**Exercise**
From the material below, list every line containing "this".

(Source code of charts)
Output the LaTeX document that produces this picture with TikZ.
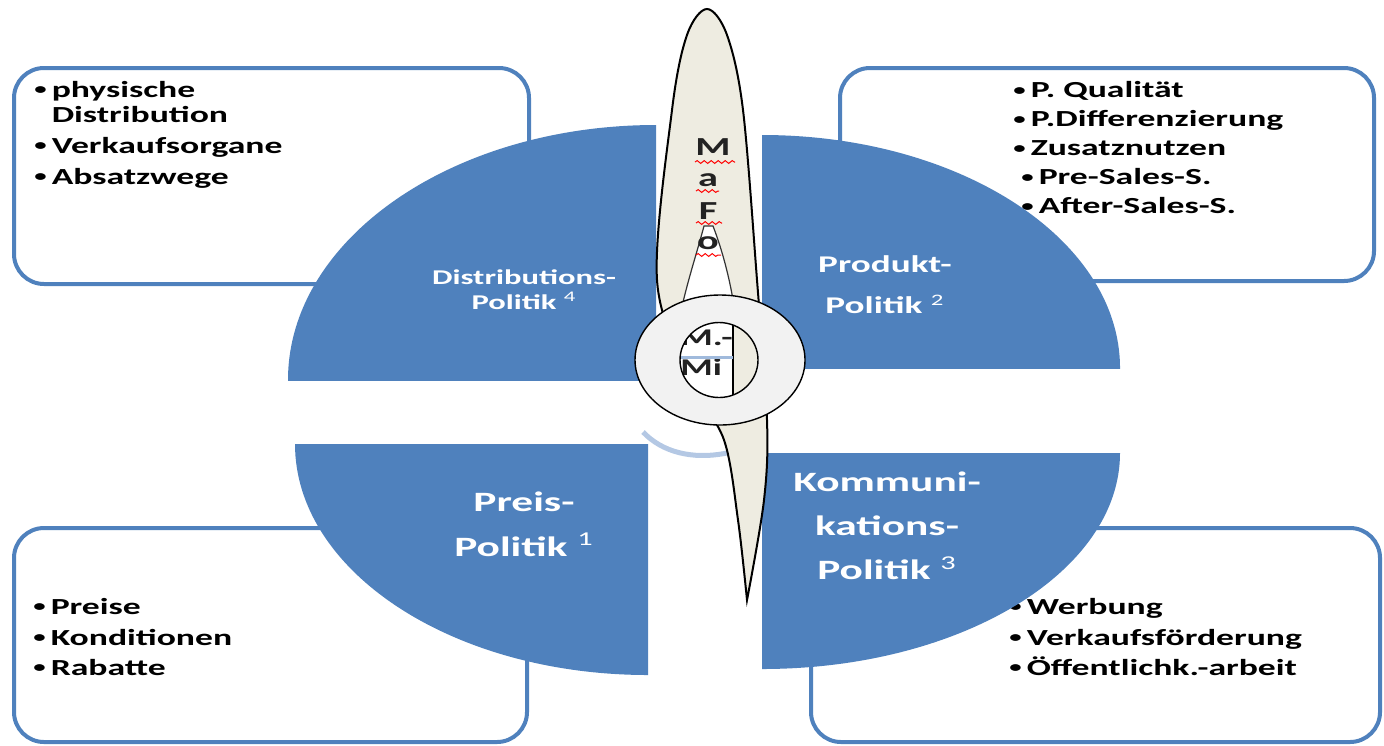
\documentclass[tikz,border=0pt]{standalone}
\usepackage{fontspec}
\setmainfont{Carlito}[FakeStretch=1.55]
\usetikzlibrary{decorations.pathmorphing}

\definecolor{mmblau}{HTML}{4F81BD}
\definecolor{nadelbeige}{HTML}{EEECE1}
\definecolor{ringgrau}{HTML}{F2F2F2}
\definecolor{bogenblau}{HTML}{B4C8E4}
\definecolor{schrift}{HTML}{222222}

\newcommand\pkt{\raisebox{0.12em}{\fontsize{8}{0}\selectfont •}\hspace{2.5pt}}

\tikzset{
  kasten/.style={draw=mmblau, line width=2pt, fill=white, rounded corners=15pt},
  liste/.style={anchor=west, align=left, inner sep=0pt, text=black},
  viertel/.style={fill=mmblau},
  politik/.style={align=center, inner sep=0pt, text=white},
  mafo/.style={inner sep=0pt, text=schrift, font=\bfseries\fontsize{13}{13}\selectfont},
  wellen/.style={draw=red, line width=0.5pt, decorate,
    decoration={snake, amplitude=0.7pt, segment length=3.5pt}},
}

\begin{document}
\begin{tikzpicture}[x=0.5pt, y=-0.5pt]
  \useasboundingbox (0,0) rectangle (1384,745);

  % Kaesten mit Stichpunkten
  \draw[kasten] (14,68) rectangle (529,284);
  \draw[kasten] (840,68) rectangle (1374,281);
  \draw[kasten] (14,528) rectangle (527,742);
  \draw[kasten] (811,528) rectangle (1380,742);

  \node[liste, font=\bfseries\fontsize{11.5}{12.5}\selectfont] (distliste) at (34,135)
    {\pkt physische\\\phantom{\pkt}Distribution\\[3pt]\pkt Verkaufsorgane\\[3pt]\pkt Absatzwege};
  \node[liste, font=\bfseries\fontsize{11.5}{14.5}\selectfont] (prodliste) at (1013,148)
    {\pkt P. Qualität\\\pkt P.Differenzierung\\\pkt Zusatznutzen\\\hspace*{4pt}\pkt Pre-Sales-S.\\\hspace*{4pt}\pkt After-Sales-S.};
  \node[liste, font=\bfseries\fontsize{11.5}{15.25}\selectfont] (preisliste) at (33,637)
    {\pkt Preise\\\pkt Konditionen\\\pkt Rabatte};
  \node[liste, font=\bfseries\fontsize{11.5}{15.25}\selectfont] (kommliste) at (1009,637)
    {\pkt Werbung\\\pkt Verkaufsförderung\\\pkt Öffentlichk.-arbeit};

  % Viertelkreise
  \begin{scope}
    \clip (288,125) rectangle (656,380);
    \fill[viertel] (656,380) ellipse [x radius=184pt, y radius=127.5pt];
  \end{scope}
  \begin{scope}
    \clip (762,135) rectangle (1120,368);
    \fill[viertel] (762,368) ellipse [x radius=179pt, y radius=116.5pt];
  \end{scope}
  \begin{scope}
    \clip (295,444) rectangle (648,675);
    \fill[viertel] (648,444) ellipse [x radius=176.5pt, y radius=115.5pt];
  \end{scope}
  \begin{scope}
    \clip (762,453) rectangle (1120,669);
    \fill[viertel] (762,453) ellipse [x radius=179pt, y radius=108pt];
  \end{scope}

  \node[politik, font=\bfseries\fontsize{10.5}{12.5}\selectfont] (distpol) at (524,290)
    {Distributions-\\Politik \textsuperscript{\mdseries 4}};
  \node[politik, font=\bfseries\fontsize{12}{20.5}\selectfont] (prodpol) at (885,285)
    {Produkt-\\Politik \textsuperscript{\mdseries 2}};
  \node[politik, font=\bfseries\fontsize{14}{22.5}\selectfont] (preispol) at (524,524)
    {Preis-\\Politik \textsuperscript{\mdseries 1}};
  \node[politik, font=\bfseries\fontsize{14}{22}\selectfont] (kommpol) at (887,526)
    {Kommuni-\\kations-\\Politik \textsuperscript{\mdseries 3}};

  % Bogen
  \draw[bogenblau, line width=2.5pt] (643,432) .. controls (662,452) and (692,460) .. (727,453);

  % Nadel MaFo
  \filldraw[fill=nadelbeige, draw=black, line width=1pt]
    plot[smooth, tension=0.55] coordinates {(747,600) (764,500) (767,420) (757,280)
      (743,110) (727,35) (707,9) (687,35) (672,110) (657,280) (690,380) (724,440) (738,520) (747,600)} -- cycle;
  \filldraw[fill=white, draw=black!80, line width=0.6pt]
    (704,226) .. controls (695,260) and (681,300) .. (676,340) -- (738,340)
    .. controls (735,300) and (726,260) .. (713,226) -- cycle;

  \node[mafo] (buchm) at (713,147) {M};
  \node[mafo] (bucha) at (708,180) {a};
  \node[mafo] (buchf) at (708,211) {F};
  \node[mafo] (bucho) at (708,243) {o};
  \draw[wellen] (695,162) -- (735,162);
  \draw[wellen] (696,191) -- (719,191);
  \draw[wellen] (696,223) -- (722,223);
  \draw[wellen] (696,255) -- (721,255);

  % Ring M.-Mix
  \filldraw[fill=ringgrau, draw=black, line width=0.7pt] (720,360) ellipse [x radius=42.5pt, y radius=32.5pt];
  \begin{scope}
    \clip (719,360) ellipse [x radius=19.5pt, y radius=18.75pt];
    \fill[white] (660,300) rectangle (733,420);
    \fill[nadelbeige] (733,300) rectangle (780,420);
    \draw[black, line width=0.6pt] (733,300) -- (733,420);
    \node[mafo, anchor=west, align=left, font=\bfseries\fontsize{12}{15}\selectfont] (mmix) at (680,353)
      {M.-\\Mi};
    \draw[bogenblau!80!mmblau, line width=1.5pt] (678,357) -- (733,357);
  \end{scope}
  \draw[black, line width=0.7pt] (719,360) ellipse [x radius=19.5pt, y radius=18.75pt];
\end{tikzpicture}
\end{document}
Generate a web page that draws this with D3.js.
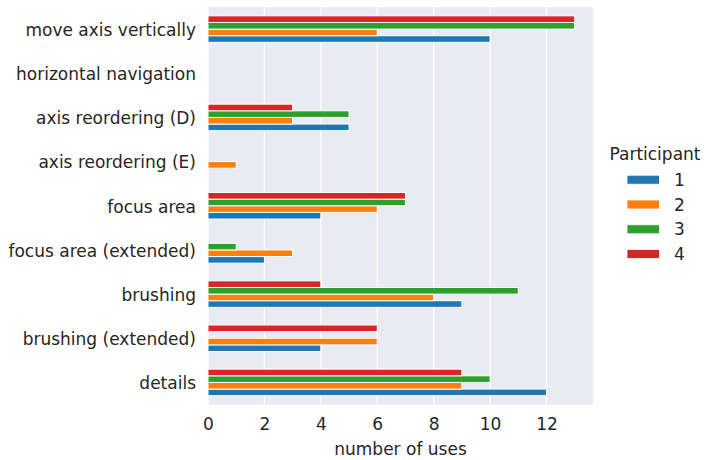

**Answer below**
Output the LaTeX document that produces this picture with TikZ.
Generate a web page that draws this with D3.js.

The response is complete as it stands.